The company said the decline was due in part to severe winter weather storms, as well as weakness in the equity markets, resulting in a reduction in investment gains.
The company’s return on equity (ROE) went from 18.3% in 2007 Q2 down to 10.3% in 2008 Q2.
Direct premiums written increased marginally in the quarter to Cdn$1.2 billion, up about 0.6% over the same period last year.
The consolidated combined ratio (excluding a market yield adjustment) was 95.6% in 2008 Q2, up 1% from the COR recorded in the same period last year.
At the same time, ING Canada’s president and CEO Charles Brindamour observed in a press release that three out of four of ING’s lines of business (excluding personal property) achieved combined ratios of below 90%.
“The June 10 hail storm that hit the Montreal South Shore alone resulted in [Cdn]$26 million in damages, bringing total claims losses for the three most severe storms during the quarter to more than [Cdn]$40 million,” Brindamour said. “Our home insurance operation incurred a significant loss in the quarter as it continued to be seriously impacted by the severe weather conditions, including hail, rain, heavier precipitation and more intense windstorms.”

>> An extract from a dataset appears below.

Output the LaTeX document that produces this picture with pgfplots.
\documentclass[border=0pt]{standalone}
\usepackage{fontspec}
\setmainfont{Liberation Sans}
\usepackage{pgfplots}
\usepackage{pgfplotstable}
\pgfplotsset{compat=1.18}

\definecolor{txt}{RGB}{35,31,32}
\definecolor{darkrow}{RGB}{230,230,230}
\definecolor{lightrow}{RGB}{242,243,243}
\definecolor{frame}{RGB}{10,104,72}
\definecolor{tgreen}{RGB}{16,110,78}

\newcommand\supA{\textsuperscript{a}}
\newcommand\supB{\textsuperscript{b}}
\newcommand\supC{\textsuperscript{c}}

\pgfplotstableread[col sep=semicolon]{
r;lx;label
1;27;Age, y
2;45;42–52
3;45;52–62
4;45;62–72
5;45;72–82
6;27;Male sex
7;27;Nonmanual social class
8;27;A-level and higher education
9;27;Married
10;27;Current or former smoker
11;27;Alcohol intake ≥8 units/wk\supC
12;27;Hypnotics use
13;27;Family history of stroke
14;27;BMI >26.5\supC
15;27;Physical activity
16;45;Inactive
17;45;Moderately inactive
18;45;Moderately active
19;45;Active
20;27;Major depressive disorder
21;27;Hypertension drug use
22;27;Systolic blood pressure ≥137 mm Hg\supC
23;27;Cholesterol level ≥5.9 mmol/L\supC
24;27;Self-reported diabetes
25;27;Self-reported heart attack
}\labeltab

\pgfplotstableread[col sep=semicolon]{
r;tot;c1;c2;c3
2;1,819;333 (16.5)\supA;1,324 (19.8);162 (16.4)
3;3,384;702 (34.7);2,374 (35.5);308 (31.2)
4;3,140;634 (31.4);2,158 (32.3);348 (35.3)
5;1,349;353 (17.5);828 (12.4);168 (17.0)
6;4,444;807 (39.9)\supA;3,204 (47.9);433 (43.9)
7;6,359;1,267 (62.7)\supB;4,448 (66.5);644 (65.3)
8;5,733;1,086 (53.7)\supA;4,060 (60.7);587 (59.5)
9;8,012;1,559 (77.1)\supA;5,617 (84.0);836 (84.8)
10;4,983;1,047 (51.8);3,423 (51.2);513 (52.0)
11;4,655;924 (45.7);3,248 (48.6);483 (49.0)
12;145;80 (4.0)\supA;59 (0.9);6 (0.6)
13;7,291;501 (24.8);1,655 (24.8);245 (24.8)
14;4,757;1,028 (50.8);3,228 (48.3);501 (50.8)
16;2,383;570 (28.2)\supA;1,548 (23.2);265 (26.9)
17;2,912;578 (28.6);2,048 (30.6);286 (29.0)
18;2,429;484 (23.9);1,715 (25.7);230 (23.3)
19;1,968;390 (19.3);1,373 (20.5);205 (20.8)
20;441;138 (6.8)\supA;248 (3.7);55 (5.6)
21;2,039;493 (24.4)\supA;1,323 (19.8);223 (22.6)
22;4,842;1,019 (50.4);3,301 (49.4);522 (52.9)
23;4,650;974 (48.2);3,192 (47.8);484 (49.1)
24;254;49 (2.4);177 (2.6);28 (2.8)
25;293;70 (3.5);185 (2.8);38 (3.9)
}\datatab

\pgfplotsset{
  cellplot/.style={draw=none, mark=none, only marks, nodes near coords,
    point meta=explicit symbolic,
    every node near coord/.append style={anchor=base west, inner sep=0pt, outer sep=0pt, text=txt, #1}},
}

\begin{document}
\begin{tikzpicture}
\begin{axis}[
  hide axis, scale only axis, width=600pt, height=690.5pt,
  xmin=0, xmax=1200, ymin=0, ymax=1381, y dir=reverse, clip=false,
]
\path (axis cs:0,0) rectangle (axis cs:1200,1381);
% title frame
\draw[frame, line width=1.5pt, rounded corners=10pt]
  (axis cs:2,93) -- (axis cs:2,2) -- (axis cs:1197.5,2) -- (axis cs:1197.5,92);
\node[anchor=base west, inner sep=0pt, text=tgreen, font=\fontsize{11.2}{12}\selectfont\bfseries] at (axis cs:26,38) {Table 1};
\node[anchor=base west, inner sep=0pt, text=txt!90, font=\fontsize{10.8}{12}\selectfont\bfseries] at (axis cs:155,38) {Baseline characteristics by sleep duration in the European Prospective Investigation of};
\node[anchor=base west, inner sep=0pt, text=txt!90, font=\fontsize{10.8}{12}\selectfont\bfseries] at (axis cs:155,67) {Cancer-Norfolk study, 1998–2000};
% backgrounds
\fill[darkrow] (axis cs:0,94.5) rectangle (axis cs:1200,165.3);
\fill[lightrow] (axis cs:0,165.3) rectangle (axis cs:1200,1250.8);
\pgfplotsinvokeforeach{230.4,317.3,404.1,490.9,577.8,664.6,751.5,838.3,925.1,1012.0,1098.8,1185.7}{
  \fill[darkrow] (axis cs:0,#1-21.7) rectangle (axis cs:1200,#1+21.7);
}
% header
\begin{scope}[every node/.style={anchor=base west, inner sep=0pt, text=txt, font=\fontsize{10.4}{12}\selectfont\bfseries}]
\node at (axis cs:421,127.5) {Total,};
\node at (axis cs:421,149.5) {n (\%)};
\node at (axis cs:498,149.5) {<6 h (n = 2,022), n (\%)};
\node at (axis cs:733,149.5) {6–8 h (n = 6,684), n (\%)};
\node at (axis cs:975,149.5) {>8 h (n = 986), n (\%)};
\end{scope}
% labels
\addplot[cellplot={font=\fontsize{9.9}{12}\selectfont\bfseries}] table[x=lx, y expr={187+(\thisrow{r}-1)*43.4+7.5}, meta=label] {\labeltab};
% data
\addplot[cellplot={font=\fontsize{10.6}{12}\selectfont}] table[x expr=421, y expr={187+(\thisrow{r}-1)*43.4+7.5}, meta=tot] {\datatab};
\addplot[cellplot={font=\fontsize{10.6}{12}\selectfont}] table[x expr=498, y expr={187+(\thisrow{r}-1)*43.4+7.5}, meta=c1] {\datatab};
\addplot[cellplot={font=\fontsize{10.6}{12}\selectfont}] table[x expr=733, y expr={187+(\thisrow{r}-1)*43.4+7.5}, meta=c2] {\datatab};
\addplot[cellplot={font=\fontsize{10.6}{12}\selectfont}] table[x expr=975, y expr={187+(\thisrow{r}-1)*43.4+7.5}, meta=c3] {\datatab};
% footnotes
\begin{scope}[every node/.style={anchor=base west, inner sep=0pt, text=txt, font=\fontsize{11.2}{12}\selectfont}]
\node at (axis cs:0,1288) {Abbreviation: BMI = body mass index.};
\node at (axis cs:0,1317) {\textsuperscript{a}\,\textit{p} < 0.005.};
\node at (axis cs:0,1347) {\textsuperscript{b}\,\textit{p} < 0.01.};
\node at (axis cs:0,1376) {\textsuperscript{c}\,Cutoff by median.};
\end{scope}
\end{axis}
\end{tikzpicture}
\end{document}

The company said increases in water-related damages caused by weather conditions and construction costs inflation would “likely drive increases in industry premiums in personal property insurance.”
In commercial lines, the company said its portfolio had “shifted towards large and medium-sized commercial accounts that tend to be less price-sensitive in the current, highly-competitive environment.”